Dalam kondisi pertumbuhan ekonomi yang cukup tinggi (diatas 8%) maka penciptaan lapangan kerja baru akan mampu memenuhi tambahan angkatan kerja, ini yang terjadi di Indonesia sebelum tahun 1990 s/d 1997. Dan semakin banyaknya permintaan Investasi maka semakin banyak juga lapangan kerja yang 32 di hasilkan ini sangat berpengaruh terhadap jumlah tenaga kerja yang akan bekerja.

Salah satu masalah yang biasa muncul alam bidang angkatan kerja adalah ketidakseimbangan antara permintaan tenaga kerja ( demand for labor ) dan penawaran tenaga kerja ( supply of labor ), pada suatu tingkat upah (Kusumowidho, 1981). Ketidakseimbangan tersebut dapat berupa : (a) lebih besarnya penawaran dibanding permintaan terhadap tenaga kerja ( excess supply of labor ) dan, (b) lebih besarnya permintaan disbanding penawaran tenaga kerja ( excess for labor )

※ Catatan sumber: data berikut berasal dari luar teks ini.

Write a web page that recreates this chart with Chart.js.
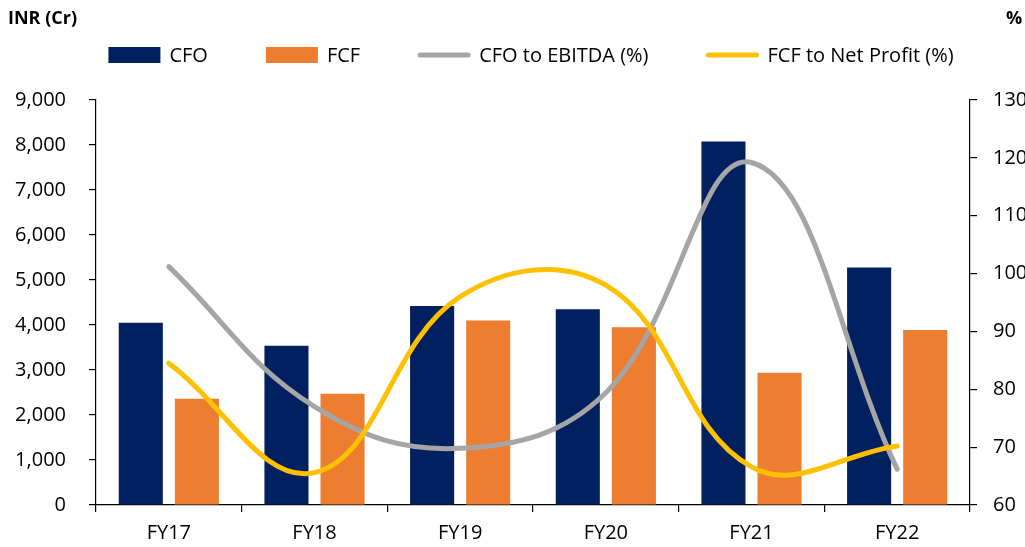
<!DOCTYPE html>
<html>
<head>
<meta charset="utf-8">
<title>CFO and FCF</title>
<script src="https://cdn.jsdelivr.net/npm/chart.js@4.4.1/dist/chart.umd.min.js"></script>
<style>
  html, body { margin: 0; padding: 0; background: #ffffff; }
  #wrap { width: 1025px; height: 547px; position: relative; }
</style>
</head>
<body>
<div id="wrap"><canvas id="chart" width="1025" height="547"></canvas></div>
<script>
// Fiscal years on the category axis
const categories = ['FY17', 'FY18', 'FY19', 'FY20', 'FY21', 'FY22'];

// Cash flows, INR crore (left axis)
const cfo = [4050, 3540, 4420, 4350, 8080, 5280];
const fcf = [2360, 2470, 4100, 3950, 2940, 3890];

// Conversion ratios, percent (right axis)
const cfoToEbitda = [101.2, 77.0, 69.8, 79.4, 119.2, 66.2];
const fcfToNetProfit = [84.5, 65.6, 96.0, 98.0, 66.6, 70.2];

// Axis ranges: [min, max, step]
const leftAxisRange = [0, 9000, 1000];
const rightAxisRange = [60, 130, 10];

// Series names and axis units
const seriesNames = ['CFO', 'FCF', 'CFO to EBITDA (%)', 'FCF to Net Profit (%)'];
const leftUnit = 'INR (Cr)';
const rightUnit = '%';

const FONT = '"Open Sans", "Liberation Sans", sans-serif';
const INK = '#000000';

// Draws the unit captions and the legend row above the plot
const headerPlugin = {
  id: 'header',
  afterDraw(chart) {
    const ctx = chart.ctx;
    ctx.save();
    ctx.fillStyle = INK;
    ctx.textBaseline = 'middle';
    ctx.textAlign = 'left';
    ctx.font = 'bold 18px ' + FONT;
    ctx.fillText(leftUnit, 8, 19);
    ctx.fillText(rightUnit, 1006, 19);

    ctx.font = '20px ' + FONT;
    const keyW = 52, gap = 9, spacing = 58, cy = 55;
    const items = chart.data.datasets.map(ds => ({
      label: ds.label,
      isLine: ds.type === 'line',
      color: ds.type === 'line' ? ds.borderColor : ds.backgroundColor,
      tw: ctx.measureText(ds.label).width
    }));
    let total = 0;
    items.forEach((it, i) => { total += keyW + gap + it.tw + (i ? spacing : 0); });
    let x = 531 - total / 2;
    items.forEach(it => {
      if (it.isLine) {
        ctx.strokeStyle = it.color;
        ctx.lineWidth = 5;
        ctx.lineCap = 'round';
        ctx.beginPath();
        ctx.moveTo(x + 2, cy);
        ctx.lineTo(x + keyW - 2, cy);
        ctx.stroke();
      } else {
        ctx.fillStyle = it.color;
        ctx.fillRect(x, cy - 8, keyW, 16);
      }
      ctx.fillStyle = INK;
      ctx.fillText(it.label, x + keyW + gap, cy + 1);
      x += keyW + gap + it.tw + spacing;
    });
    ctx.restore();
  }
};

const axisLine = { display: true, color: INK, width: 1.2 };
const tickGrid = { display: true, drawOnChartArea: false, drawTicks: true, tickLength: 7, color: INK, lineWidth: 1.2 };

new Chart(document.getElementById('chart'), {
  type: 'bar',
  data: {
    labels: categories,
    datasets: [
      {
        label: seriesNames[0], data: cfo, backgroundColor: '#002060',
        yAxisID: 'y', order: 3,
        categoryPercentage: 0.77, barPercentage: 0.786
      },
      {
        label: seriesNames[1], data: fcf, backgroundColor: '#ED7D31',
        yAxisID: 'y', order: 3,
        categoryPercentage: 0.77, barPercentage: 0.786
      },
      {
        type: 'line', label: seriesNames[2], data: cfoToEbitda,
        borderColor: '#A5A5A5', backgroundColor: '#A5A5A5', borderWidth: 5,
        borderCapStyle: 'round', borderJoinStyle: 'round',
        pointRadius: 0, tension: 0.4, fill: false, yAxisID: 'y1', order: 2
      },
      {
        type: 'line', label: seriesNames[3], data: fcfToNetProfit,
        borderColor: '#FFC000', backgroundColor: '#FFC000', borderWidth: 5,
        borderCapStyle: 'round', borderJoinStyle: 'round',
        pointRadius: 0, tension: 0.4, fill: false, yAxisID: 'y1', order: 1
      }
    ]
  },
  options: {
    responsive: false,
    animation: false,
    devicePixelRatio: 1,
    layout: { padding: { top: 100, left: 0, right: 0, bottom: 0 } },
    plugins: {
      legend: { display: false },
      tooltip: { enabled: false },
      title: { display: false }
    },
    scales: {
      x: {
        offset: true,
        grid: Object.assign({ offset: true }, tickGrid),
        border: axisLine,
        ticks: { color: INK, font: { family: FONT, size: 20 }, padding: 9, maxRotation: 0 },
        afterFit(scale) { scale.height = 42; }
      },
      y: {
        position: 'left',
        min: leftAxisRange[0], max: leftAxisRange[1],
        grid: tickGrid,
        border: axisLine,
        ticks: {
          stepSize: leftAxisRange[2], color: INK, padding: 23,
          font: { family: FONT, size: 20 },
          callback: v => v.toLocaleString('en-US')
        },
        afterFit(scale) { scale.width = 96; }
      },
      y1: {
        position: 'right',
        min: rightAxisRange[0], max: rightAxisRange[1],
        grid: tickGrid,
        border: axisLine,
        ticks: {
          stepSize: rightAxisRange[2], color: INK, padding: 16,
          font: { family: FONT, size: 20 }
        },
        afterFit(scale) { scale.width = 55; }
      }
    }
  },
  plugins: [headerPlugin]
});
</script>
</body>
</html>
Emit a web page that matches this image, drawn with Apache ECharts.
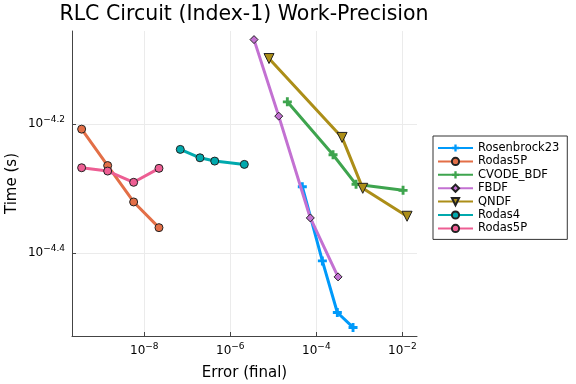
<!DOCTYPE html>
<html>
<head>
<meta charset="utf-8">
<script src="https://cdn.jsdelivr.net/npm/echarts@6/dist/echarts.min.js"></script>
<style>html,body{margin:0;padding:0;background:#fff}#c{width:576px;height:384px}</style>
</head>
<body>
<div id="c"></div>
<script>
// Values are stored as log10 of error (x) and log10 of time in seconds (y)
const xTickExps = [-8, -6, -4, -2];
const yTickExps = [-4.4, -4.2];

const rosenbrock23LogErr = [-4.326, -3.860, -3.512, -3.147];
const rosenbrock23LogTime = [-4.2972, -4.4119, -4.4917, -4.5148];

const rodas5pLogErr = [-9.456, -8.851, -8.247, -7.658];
const rodas5pLogTime = [-4.2082, -4.2645, -4.3208, -4.3605];

const cvodeLogErr = [-4.674, -3.612, -3.077, -1.984];
const cvodeLogTime = [-4.166, -4.2478, -4.2935, -4.3028];

const fbdfLogErr = [-5.449, -4.874, -4.140, -3.495];
const fbdfLogTime = [-4.0698, -4.1881, -4.3455, -4.4366];

const qndfLogErr = [-5.100, -3.402, -2.921, -1.891];
const qndfLogTime = [-4.0991, -4.221, -4.2997, -4.3429];

const rodas4LogErr = [-7.163, -6.705, -6.363, -5.674];
const rodas4LogTime = [-4.2395, -4.2525, -4.2576, -4.2627];

const rodas5pBLogErr = [-9.456, -8.851, -8.247, -7.658];
const rodas5pBLogTime = [-4.2679, -4.273, -4.2904, -4.2688];

const seriesNames = ['Rosenbrock23', 'Rodas5P', 'CVODE_BDF', 'FBDF', 'QNDF', 'Rodas4', 'Rodas5P '];
const colors = ['#009afa', '#e36f47', '#3ea44e', '#c371d2', '#ac8e18', '#00a9ad', '#ed5e93'];

const plusPath = 'path://M3.4,0H6.6V3.4H10V6.6H6.6V10H3.4V6.6H0V3.4H3.4Z';
const zip = (a, b) => a.map((v, i) => [v, b[i]]);

const seriesDefs = [
  {x: rosenbrock23LogErr, y: rosenbrock23LogTime, sym: plusPath, size: 9, stroke: false},
  {x: rodas5pLogErr, y: rodas5pLogTime, sym: 'circle', size: 8, stroke: true},
  {x: cvodeLogErr, y: cvodeLogTime, sym: plusPath, size: 9, stroke: false},
  {x: fbdfLogErr, y: fbdfLogTime, sym: 'diamond', size: 8, stroke: true},
  {x: qndfLogErr, y: qndfLogTime, sym: 'triangle', size: 10, stroke: true, rot: 180},
  {x: rodas4LogErr, y: rodas4LogTime, sym: 'circle', size: 8, stroke: true},
  {x: rodas5pBLogErr, y: rodas5pBLogTime, sym: 'circle', size: 8, stroke: true}
];

function fmtExp(v) {
  const s = (Math.round(v * 10) / 10).toString().replace('-', '\u2212');
  return '{b|10}{s|' + s + '}';
}
const rich = {
  b: {fontSize: 12, fontFamily: 'DejaVu Sans', color: '#000'},
  s: {fontSize: 9, fontFamily: 'DejaVu Sans', color: '#000', padding: [0, 0, 9, 0]}
};

const chart = echarts.init(document.getElementById('c'), null, {renderer: 'canvas'});
chart.setOption({
  animation: false,
  backgroundColor: '#fff',
  title: {
    text: 'RLC Circuit (Index-1) Work-Precision',
    left: 239, top: -1, textAlign: 'center',
    textStyle: {fontSize: 20.5, fontWeight: 'normal', fontFamily: 'DejaVu Sans', color: '#000'}
  },
  grid: {left: 72, right: 159, top: 31, bottom: 48, containLabel: false, outerBoundsMode: 'none'},
  xAxis: {
    type: 'value', min: -9.68, max: -1.66,
    name: 'Error (final)', nameLocation: 'middle', nameGap: 30, nameMoveOverlap: false,
    nameTextStyle: {fontSize: 15, fontFamily: 'DejaVu Sans', color: '#000'},
    axisLine: {onZero: false, lineStyle: {color: '#444', width: 1}},
    axisTick: {inside: true, length: 4, customValues: xTickExps, lineStyle: {color: '#444'}},
    axisLabel: {customValues: xTickExps, formatter: fmtExp, rich: rich, margin: 6},
    splitLine: {show: true, lineStyle: {color: '#ebebeb', width: 1}}
  },
  yAxis: {
    type: 'value', min: -4.528, max: -4.0565,
    name: 'Time (s)', nameLocation: 'middle', nameGap: 52, nameRotate: 90, nameMoveOverlap: false,
    nameTextStyle: {fontSize: 15, fontFamily: 'DejaVu Sans', color: '#000'},
    axisLine: {show: true, onZero: false, lineStyle: {color: '#444', width: 1}},
    axisTick: {show: true, inside: true, length: 4, customValues: yTickExps, lineStyle: {color: '#444'}},
    axisLabel: {customValues: yTickExps, formatter: fmtExp, rich: rich, margin: 7},
    splitLine: {show: true, lineStyle: {color: '#ebebeb', width: 1}}
  },
  legend: {
    orient: 'vertical', left: 433, top: 136,
    data: seriesNames,
    itemWidth: 35, itemHeight: 9, itemGap: 1.4,
    padding: [6, 8, 5, 4],
    borderColor: '#333', borderWidth: 1, borderRadius: 0,
    backgroundColor: '#fff',
    textStyle: {fontSize: 11.5, fontFamily: 'DejaVu Sans', color: '#000'}
  },
  series: seriesDefs.map((d, i) => ({
    type: 'line',
    name: seriesNames[i],
    data: zip(d.x, d.y),
    symbol: d.sym,
    symbolSize: d.size,
    symbolRotate: d.rot || 0,
    showSymbol: true,
    lineStyle: {color: colors[i], width: 3},
    itemStyle: {
      color: colors[i],
      borderColor: d.stroke ? '#222' : colors[i],
      borderWidth: d.stroke ? 1 : 0
    },
    z: 2 + i
  }))
});
</script>
</body>
</html>
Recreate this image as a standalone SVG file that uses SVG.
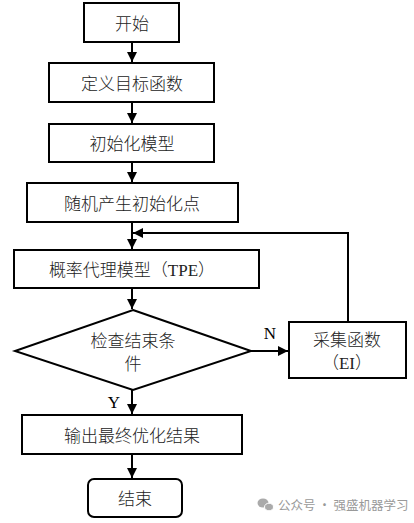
<svg xmlns="http://www.w3.org/2000/svg" width="414" height="523" viewBox="0 0 414 523">
<style>
.b{fill:#fff;stroke:#000;stroke-width:2}
.t{font-family:"Liberation Serif","Noto Sans CJK SC",serif;font-size:17px;font-weight:300;fill:#222;text-anchor:middle}
.l{font-family:"Liberation Serif",serif;font-size:17px;fill:#000;text-anchor:middle}
.c{fill:none;stroke:#000;stroke-width:2}
.w{font-family:"Noto Sans CJK SC",sans-serif;font-size:12.5px;fill:#999}
</style>
<defs>
<marker id="a" viewBox="0 0 10 10" refX="10" refY="5" markerWidth="5" markerHeight="5" orient="auto" markerUnits="strokeWidth">
<path d="M0,0 L10,5 L0,10 Z" fill="#000"/>
</marker>
</defs>
<rect width="414" height="523" fill="#fff"/>
<g id="connectors">
<line class="c" x1="132" y1="42" x2="132" y2="62" marker-end="url(#a)"/>
<line class="c" x1="132" y1="102" x2="132" y2="123" marker-end="url(#a)"/>
<line class="c" x1="132" y1="162" x2="132" y2="182" marker-end="url(#a)"/>
<line class="c" x1="132" y1="222" x2="132" y2="249" marker-end="url(#a)"/>
<line class="c" x1="132" y1="288" x2="132" y2="309" marker-end="url(#a)"/>
<line class="c" x1="251" y1="351" x2="288" y2="351" marker-end="url(#a)"/>
<polyline class="c" points="348,322 348,233 133,233" marker-end="url(#a)"/>
<line class="c" x1="132" y1="390" x2="132" y2="414" marker-end="url(#a)"/>
<line class="c" x1="132" y1="454" x2="132" y2="478" marker-end="url(#a)"/>
<text class="l" x="270" y="339">N</text>
<text class="l" x="114" y="408">Y</text>
</g>
<g id="start"><rect class="b" x="84" y="3" width="95" height="39"/><text class="t" x="132" y="30">开始</text></g>
<g id="define"><rect class="b" x="49" y="63" width="165" height="39"/><text class="t" x="132" y="90">定义目标函数</text></g>
<g id="init"><rect class="b" x="49" y="124" width="165" height="38"/><text class="t" x="132" y="150">初始化模型</text></g>
<g id="random"><rect class="b" x="27" y="183" width="211" height="39"/><text class="t" x="132" y="210">随机产生初始化点</text></g>
<g id="tpe"><rect class="b" x="14" y="250" width="245" height="38"/><text class="t" x="132" y="276">概率代理模型（TPE）</text></g>
<g id="check"><polygon class="b" points="133,310 251,351 133,390 15,351"/><text class="t" x="133" y="347">检查结束条</text><text class="t" x="133" y="370">件</text></g>
<g id="acq"><rect class="b" x="289" y="322" width="117" height="56"/><text class="t" x="347" y="346">采集函数</text><text class="t" x="347" y="369">（EI）</text></g>
<g id="output"><rect class="b" x="22" y="415" width="220" height="39"/><text class="t" x="132" y="442">输出最终优化结果</text></g>
<g id="end"><rect class="b" x="88" y="479" width="94" height="38" rx="6"/><text class="t" x="135" y="505">结束</text></g>
<g id="watermark">
<ellipse cx="263" cy="503" rx="5.5" ry="4.5" fill="#aaa"/>
<ellipse cx="269" cy="507" rx="4.5" ry="3.8" fill="#aaa" stroke="#fff" stroke-width="1"/>
<text class="w" x="278" y="509.5">公众号 · 强盛机器学习</text>
</g>
</svg>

Teori penting yang berkaitan dengan masalah ketenagakerjaan adalah teori Lewis (1959) yang mengemukakan bahwa kelebihan pekerja satu sektor akan memberikan andil terhadap pertumbuhan output dan penyediaan pekerja di sektor lain. Menurut Lewis, adanya kelebihan penawaran pekerja tidak memberikan masalah pada pembangunan ekonomi. Sebaiknya kelebihan pekerja justru merupakan modal untuk mengakumulasi pendapatan, dengan asumsi bahwa perpindahan pekerja dari sektor subsisten ke sektor kapitalis modern berjalan lancar dan perpindahan tersebut tidak akan pernah menjadi “terlalu banyak”.